Start by examining if the Governing Documents place restrictions on the assessment amounts. These documents may limit how much the annual assessment can change, such as a maximum increase of 5% over last year’s rate. While owners may want limitations like this, the lack of flexibility can cause long-term financial woes. Here are some examples:
- Prior reserve fund payments were inadequate and it is now necessary to “catch up” to keep the HOA solvent.
- The development has cash-flow problems because of foreclosures, delinquent payments or a bankrupt developer. The remaining owners must cover the shortfall, but the assessment formula does not allow the needed increase.
- There has been an industry-wide jump in prices on a required item. In recent years, the premiums for HOA master insurance policies have skyrocketed, even when deductible amounts were raised. Sudden price increases are also common in the energy field.
Arbitrarily restricting the annual assessment rate makes it more likely that shortfalls will need to be covered by a special assessment. Special assessments are charges for specific purposes and are in addition to the annual assessment. They may or may not be charged to every owner, depending on the circumstances. Under Minnesota law, this type of assessment can only be used to:
- cover expenditures of an emergency nature
- replenish underfunded replacement reserves
- cover unbudgeted capital expenditures or operating expenses
- replace items that the HOA Board previously excluded from the reserve payment formula.
Special assessments are itemized on Minnesota’s Resale Disclosure Certificate and are not inherently bad. They may in fact be evidence of a prudent Board and a well-maintained community. Even though the Certificate does not disclose the special assessment history, ask for a five year list of the annual and special assessments if you are buying a pre-owned unit.
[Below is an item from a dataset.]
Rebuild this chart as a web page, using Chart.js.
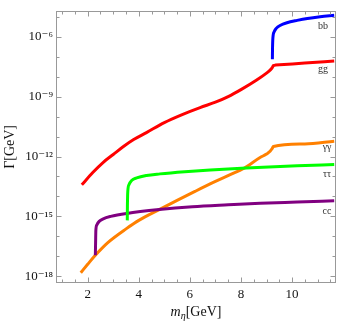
<!DOCTYPE html>
<html>
<head>
<meta charset="utf-8">
<script src="https://cdn.jsdelivr.net/npm/chart.js@4.4.1/dist/chart.umd.min.js"></script>
<style>
  html, body { margin: 0; padding: 0; background: #fff; }
  canvas { display: block; }
</style>
</head>
<body>
<canvas id="widths" width="342" height="329"></canvas>
<script>
// eta decay widths (GeV) vs eta mass (GeV)
const massBB  = [9.23, 9.235, 9.25, 9.3, 9.38, 9.55, 9.8, 10.2, 10.6, 11.1, 11.65];
const widthBB = [7.41e-8, 2.51e-7, 8.91e-7, 1.78e-6, 2.63e-6, 3.80e-6, 5.01e-6, 6.61e-6, 8.32e-6, 1.02e-5, 1.20e-5];

const massGG  = [1.77, 2.2, 2.6, 3.0, 3.4, 3.8, 4.3, 5.0, 5.7, 6.4, 7.0, 7.5, 8.0, 8.6, 9.0, 9.15, 9.23, 9.27, 9.35, 10.5, 11.65];
const widthGG = [3.80e-14, 1.58e-13, 5.01e-13, 1.26e-12, 3.16e-12, 7.08e-12, 1.58e-11, 5.01e-11, 1.26e-10, 2.82e-10,
                 5.25e-10, 1.00e-9, 2.24e-9, 6.61e-9, 1.51e-8, 2.19e-8, 2.95e-8, 3.63e-8, 3.80e-8, 4.79e-8, 6.17e-8];

const massAA  = [1.73, 2.0, 2.29, 2.8, 3.53, 4.0, 4.8, 5.5, 6.2, 7.0, 7.6, 8.1, 8.75, 9.0, 9.14, 9.22, 9.27, 10.5, 11.65];
const widthAA = [1.51e-18, 3.98e-18, 1.10e-17, 5.01e-17, 2.51e-16, 6.31e-16, 2.19e-15, 6.31e-15, 1.78e-14, 5.62e-14,
                 1.26e-13, 2.51e-13, 8.91e-13, 1.32e-12, 1.82e-12, 2.51e-12, 3.16e-12, 4.27e-12, 5.89e-12];

const massTT  = [3.55, 3.555, 3.57, 3.62, 3.72, 3.92, 4.3, 4.83, 5.8, 6.8, 8.2, 10.2, 11.65];
const widthTT = [6.31e-16, 3.16e-15, 1.78e-14, 3.98e-14, 6.31e-14, 8.51e-14, 1.12e-13, 1.35e-13, 1.74e-13, 2.14e-13,
                 2.69e-13, 3.47e-13, 3.98e-13];

const massCC  = [2.30, 2.31, 2.32, 2.36, 2.45, 2.61, 2.9, 3.53, 4.8, 6.1, 7.5, 8.75, 10.2, 11.65];
const widthCC = [1.12e-17, 5.01e-17, 2.00e-16, 3.80e-16, 5.62e-16, 7.59e-16, 1.00e-15, 1.41e-15, 2.19e-15, 3.02e-15,
                 3.80e-15, 4.57e-15, 5.25e-15, 6.03e-15];

// channel names and where their tags sit (mass, width)
const channelNames = ['bb', 'gg', 'γγ', 'ττ', 'cc'];
const tagMass  = [11.21, 11.21, 11.37, 11.37, 11.37];
const tagWidth = [3.3e-6, 2.24e-8, 2.75e-12, 1.32e-13, 1.70e-15];

// axes
const xMin = 0.76, xMax = 11.72;
const yMin = 4.6e-19, yMax = 2.0e-5;
const xMajorTicks = [2, 4, 6, 8, 10];
const yDecades = [-18, -17, -16, -15, -14, -13, -12, -11, -10, -9, -8, -7, -6, -5];

const SERIF = '"Liberation Serif", "DejaVu Serif", serif';
const SUP = { '-': '⁻', '0': '⁰', '1': '¹', '2': '²', '3': '³', '4': '⁴', '5': '⁵', '6': '⁶', '7': '⁷', '8': '⁸', '9': '⁹' };

function points(xs, ys) {
  return xs.map((m, i) => ({ x: m, y: ys[i] }));
}

function series(label, xs, ys, color) {
  return {
    label: label,
    data: points(xs, ys),
    borderColor: color,
    backgroundColor: color,
    borderWidth: 3,
    pointRadius: 0,
    fill: false,
    cubicInterpolationMode: 'monotone'
  };
}

// frame with inward ticks, x title with subscript and the channel tags
const framePlugin = {
  id: 'frame',
  afterDraw(chart) {
    const { ctx, chartArea: a, scales: { x, y } } = chart;
    const L = Math.round(a.left) + 0.5, R = Math.round(a.right) - 0.5;
    const T = Math.round(a.top) + 0.5, B = Math.round(a.bottom) - 0.5;
    ctx.save();
    ctx.strokeStyle = '#999';
    ctx.lineWidth = 1;
    ctx.strokeRect(L, T, R - L, B - T);

    ctx.beginPath();
    yDecades.forEach(e => {
      const py = Math.round(y.getPixelForValue(Math.pow(10, e))) + 0.5;
      const len = e % 3 === 0 ? 5 : 3;
      ctx.moveTo(L, py); ctx.lineTo(L + len, py);
      ctx.moveTo(R, py); ctx.lineTo(R - len, py);
    });
    for (let v = 1; v <= 11.5; v += 0.5) {
      const px = Math.round(x.getPixelForValue(v)) + 0.5;
      const len = xMajorTicks.includes(v) ? 5 : 3;
      ctx.moveTo(px, B); ctx.lineTo(px, B - len);
      ctx.moveTo(px, T); ctx.lineTo(px, T + len);
    }
    ctx.stroke();

    // x axis title: m_eta[GeV]
    ctx.fillStyle = '#111';
    ctx.textBaseline = 'alphabetic';
    ctx.textAlign = 'left';
    const fM = 'italic 14px ' + SERIF, fSub = 'italic 10px ' + SERIF, fU = '14px ' + SERIF;
    ctx.font = fM; const wM = ctx.measureText('m').width;
    ctx.font = fSub; const wS = ctx.measureText('η').width;
    ctx.font = fU; const wU = ctx.measureText('[GeV]').width;
    let tx = (a.left + a.right) / 2 - (wM + wS + wU) / 2;
    const ty = a.bottom + 33;
    ctx.font = fM; ctx.fillText('m', tx, ty); tx += wM;
    ctx.font = fSub; ctx.fillText('η', tx, ty + 3); tx += wS;
    ctx.font = fU; ctx.fillText('[GeV]', tx, ty);

    // channel tags
    ctx.font = '10px ' + SERIF;
    ctx.fillStyle = '#333';
    ctx.textAlign = 'center';
    ctx.textBaseline = 'middle';
    channelNames.forEach((name, i) => {
      ctx.fillText(name, x.getPixelForValue(tagMass[i]), y.getPixelForValue(tagWidth[i]));
    });
    ctx.restore();
  }
};

new Chart(document.getElementById('widths').getContext('2d'), {
  type: 'line',
  data: {
    datasets: [
      series('bb', massBB, widthBB, '#0000ff'),
      series('gg', massGG, widthGG, '#ff0000'),
      series('ττ', massTT, widthTT, '#00ff00'),
      series('cc', massCC, widthCC, '#800080'),
      series('γγ', massAA, widthAA, '#ff8000')
    ]
  },
  options: {
    responsive: false,
    devicePixelRatio: 1,
    animation: false,
    layout: { padding: { top: 2, right: 6, left: 0, bottom: 0 } },
    plugins: { legend: { display: false }, tooltip: { enabled: false } },
    scales: {
      x: {
        type: 'linear',
        min: xMin,
        max: xMax,
        bounds: 'data',
        grid: { display: false, drawTicks: false },
        border: { display: false },
        afterBuildTicks: (scale) => { scale.ticks = xMajorTicks.map(v => ({ value: v })); },
        afterFit: (scale) => { scale.height = 46; },
        ticks: {
          autoSkip: false,
          maxRotation: 0,
          padding: 4,
          color: '#111',
          font: { family: SERIF, size: 13 },
          callback: (v) => String(v)
        }
      },
      y: {
        type: 'logarithmic',
        min: yMin,
        max: yMax,
        bounds: 'data',
        grid: { display: false, drawTicks: false },
        border: { display: false },
        afterBuildTicks: (scale) => { scale.ticks = yDecades.map(e => ({ value: Math.pow(10, e) })); },
        afterFit: (scale) => { scale.width = 56; },
        title: {
          display: true,
          text: 'Γ[GeV]',
          color: '#111',
          font: { family: SERIF, size: 14 },
          padding: { top: 2, bottom: 0 }
        },
        ticks: {
          autoSkip: false,
          padding: 3,
          color: '#111',
          font: { family: SERIF, size: 13 },
          callback: (v) => {
            const e = Math.round(Math.log10(v));
            if (e % 3 !== 0) return '';
            return '10' + String(e).split('').map(c => SUP[c]).join('');
          }
        }
      }
    }
  },
  plugins: [framePlugin]
});
</script>
</body>
</html>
Is there a pattern of implementing special assessments in the past few years? This is a common sign that the HOA is financially troubled. If you still want to buy, assume that at least the same level of special assessments will continue and add an appropriate amount to your household budget.
Also note whether the Disclosure Certificate says that future special assessments have already been approved and ask how that money will be spent. The answers will help indicate if the HOA is prudently planning ahead or merely compensating for previous underfunding.